I’m doing an image processing task and I want to use torch.cat to concat pictures belonging to two different folders. The size of the images in folder 1 is 224 * 224 * 3, and the size of the images in folder 2 is 224 * 224 * 1.Each folder has 100 images.I want them to be concated in the axial direction and I will use the results as input for deep learning.
How can I write this program?
Hi,
I try to write a snippet and it works on my dataset.
f1_folder = './folder1'
f2_folder = './folder2'
f1_images = glob.glob(os.path.join(f1_folder, '*.png'))
f2_images = glob.glob(os.path.join(f2_folder, '*.png'))
for f1_img, f2_img in zip(f1_images, f2_images):
img1 = Image.open(f1_img)
img2 = Image.open(f2_img)
cat_img = torch.cat((TF.to_tensor(img1), TF.to_tensor(img2)), dim=0)# for 'CHW'
Are there using tensorflow?——“TF.to_tensor(img1)”
Oh, sorry.
I forgot head file.
import glob
import os
import torch
import torchvision.transforms.functional as TF
Thank you very much,it can work now. Could you please tell me how can I input “cat_img“ as an dataset for deep learning?
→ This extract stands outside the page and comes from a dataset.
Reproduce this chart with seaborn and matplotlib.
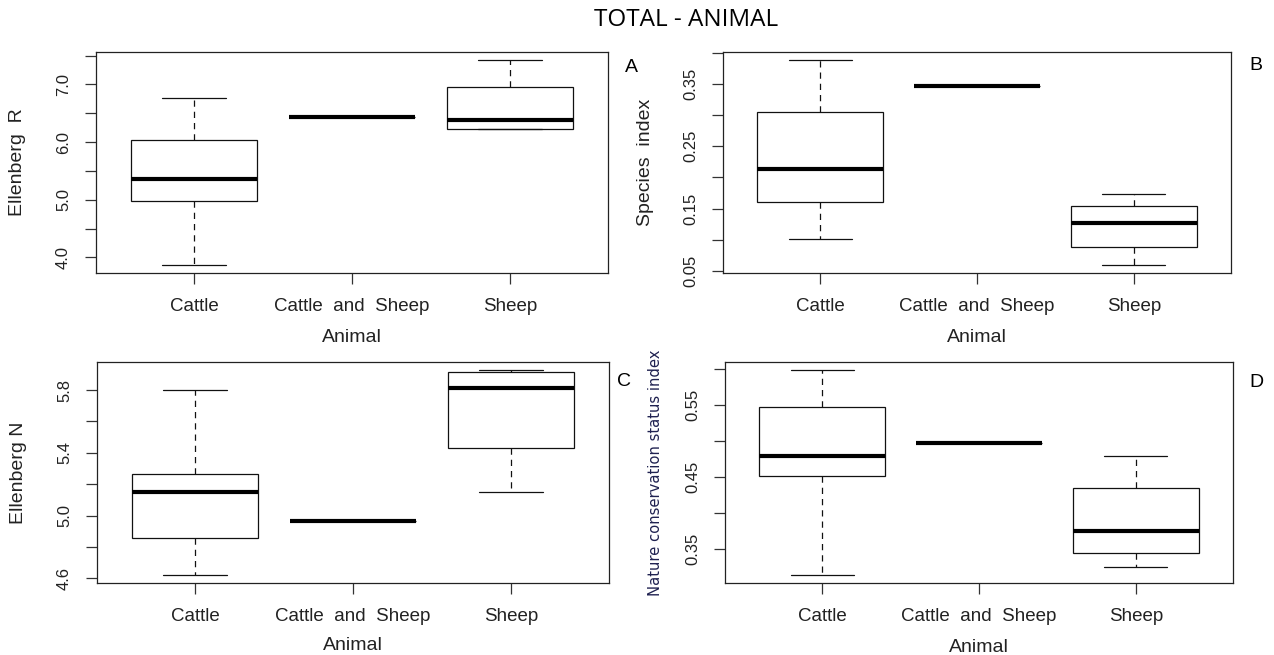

I am a green hand in this field.
I think this thread is what you want, it is a custom dataset example.
You can do some transformation on the image and label, then I think you can cat them together in __getitem__
if you still need.
The main problem is that images in F1 are RGB and images in folder 2 are gray.
You can wheter concatenate them channel-wise or expand gray and cat them in a new dimension.
Thank you very much.I tried to write in this way,is there anything wrong?Can I now use “cat_img” to train my netural network?
from future import print_function, division
import torch
import torchvision.transforms.functional as TF
from torch.utils.data import Dataset
from PIL import Image
image_paths = ‘F:\picture1’
target_paths = ‘F:\picture2’
class MyDataset(Dataset):
def init(self, image_paths, target_paths, train=True):
self.image_paths = image_paths
self.target_paths = target_paths
def transform(self, image, mask,cat_img):
image = TF.to_tensor(image)
mask = TF.to_tensor(mask)
cat_img = torch.cat((image, mask), dim=1)
return image, mask,cat_img
def __getitem__(self, index):
image = Image.open(self.image_paths[index])
mask = Image.open(self.target_paths[index])
x, y = self.transform(image, mask)
return x, y
def __len__(self):
return len(self.image_paths)
The transform method returns three value and you should use x, y and cat_xy in __getitem__
.
And if you need original image, mask and cat_img you can return 3 value in __getitem__
.
Then you can pass your custom dataset to a DataLoader.